Впервые столкнувшись с актерами «Ведогонь-Театра», режиссер Нерсисян словно бы пошел поперек их уже сложившихся амплуа, — точно и убедительно открыв в них иные умения и иные краски.

Дмитрий Лямочкин — столь же небанален в роли Лебедева. Актер великолепной стати, словно самой природой предназначенный на роли первых любовников, удачников и победителей, — он может с невероятным шиком и смаком рассказывать про какие-то кулинарные изыски (сидеть в первом ряду — просто мука, слюнки текут от этого актерского пиршества!) — а может быть нестерпимо униженным, растоптанным, раздавленным, придавленным. Актер играет и абсолютную убедительность конкретного человека, но и весь тот гигантский объем, что заложен Чеховым в этой конкретности, объем, не уступающий масштабу самого Иванова. Именно ему «поручает» режиссер завершить спектакль, поставить в его трагедийном звучании неожиданную, Чеховым не написанную, точку. После выстрела — затемнение, потом — резкий свет, звучит разухабисто-неуместная «Кукарача». Посреди сцены, сидя на стуле, Лебедев, с привычным возгласом: «Гаврила!» — в переводе «Водки!» И помянем, и горе зальем и запьем, и забудем...
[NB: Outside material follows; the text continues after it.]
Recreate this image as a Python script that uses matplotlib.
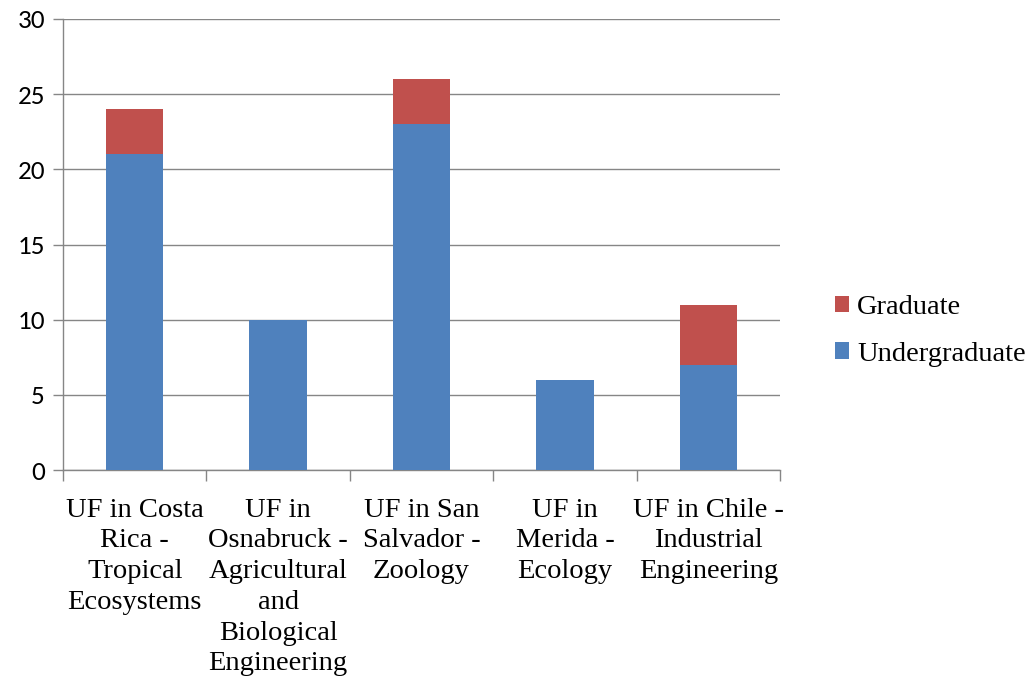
import matplotlib
matplotlib.use("Agg")
import matplotlib.pyplot as plt
import numpy as np

categories = [
    "UF in Costa\nRica -\nTropical\nEcosystems",
    "UF in\nOsnabruck -\nAgricultural\nand\nBiological\nEngineering",
    "UF in San\nSalvador -\nZoology",
    "UF in\nMerida -\nEcology",
    "UF in Chile -\nIndustrial\nEngineering",
]
undergraduate = [21, 10, 23, 6, 7]
graduate = [3, 0, 3, 0, 4]
yticks = [0, 5, 10, 15, 20, 25, 30]

blue = "#4F81BD"
red = "#C0504D"
grid_c = "#868686"
serif = ["Liberation Serif", "DejaVu Serif"]

fig = plt.figure(figsize=(10.34, 6.79), dpi=100)
ax = fig.add_axes([63/1034, 1-470/679, (780-63)/1034, (470-19)/679])

x = np.arange(len(categories))
w = 0.4
b1 = ax.bar(x, undergraduate, w, color=blue, label="Undergraduate", zorder=3)
b2 = ax.bar(x, graduate, w, bottom=undergraduate, color=red, label="Graduate", zorder=3)

ax.set_xlim(-0.5, len(categories)-0.5)
ax.set_ylim(0, 30)
ax.set_yticks(yticks)
ax.yaxis.grid(True, color=grid_c, linewidth=1.0, zorder=0)
for s in ["top", "right"]:
    ax.spines[s].set_visible(False)
for s in ["left", "bottom"]:
    ax.spines[s].set_color(grid_c)
    ax.spines[s].set_linewidth(1.0)

ax.tick_params(axis="y", length=7, color=grid_c, width=1.0, pad=6,
               labelsize=19.5, labelcolor="black")
for t in ax.get_yticklabels():
    t.set_family(["Carlito", "Liberation Sans", "DejaVu Sans"])

ax.set_xticks(x)
ax.set_xticklabels(categories, fontsize=20.5, family=serif,
                   linespacing=1.3, va="top")
ax.set_xticks(np.arange(-0.5, len(categories), 1.0), minor=True)
ax.tick_params(axis="x", which="major", length=0, pad=20)
ax.tick_params(axis="x", which="minor", length=8, color=grid_c, width=1.0)

handles = [b2, b1]
leg = fig.legend(handles, ["Graduate", "Undergraduate"], loc="center left",
                 bbox_to_anchor=(835/1034, 1-331/679), frameon=False,
                 prop={"family": serif, "size": 20.5}, borderpad=0,
                 borderaxespad=0,
                 handlelength=0.5, handleheight=0.5, handletextpad=0.28,
                 labelspacing=0.75)

fig.savefig("out.png", dpi=100)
Успех спектакля — это и целая россыпь комических ролей. Роскошны актрисы: Наталья Табачкова (Авдотья Назаровна), Ольга Львова (Бабакина), Наталья Тимонина (Зинаида Савишна). Лицедейски шикарны актеры: Вячеслав Семеин (Боркин), Антон Васильев (Косых), Александр Казаков (Гаврила).

Главный художник «Ведогонь-Театра» Кирилл Данилов построил дом, в котором что-то от сцены «старого МХАТа», что-то от «Иванова» Ефремова-Боровского... При этом, это, конечно, «дом, который построил Кирилл», с пристрастием к мельчайшим деталям и фантастической способностью придавать крошечной сцене «Ведогонь-Театра» масштаб и перспективу, с сочетанием подробности и пунктирности. Сочетанием, которым он, как мне кажется, особенно с Нерсисяном совпал.

Вот так, господа «авангардисты»: и «старая пьеса», и вроде бы «на старый лад»... Впечатление — грандиозное. Вам — не снилось. Потому что делом надо заниматься. Делом — а не собой.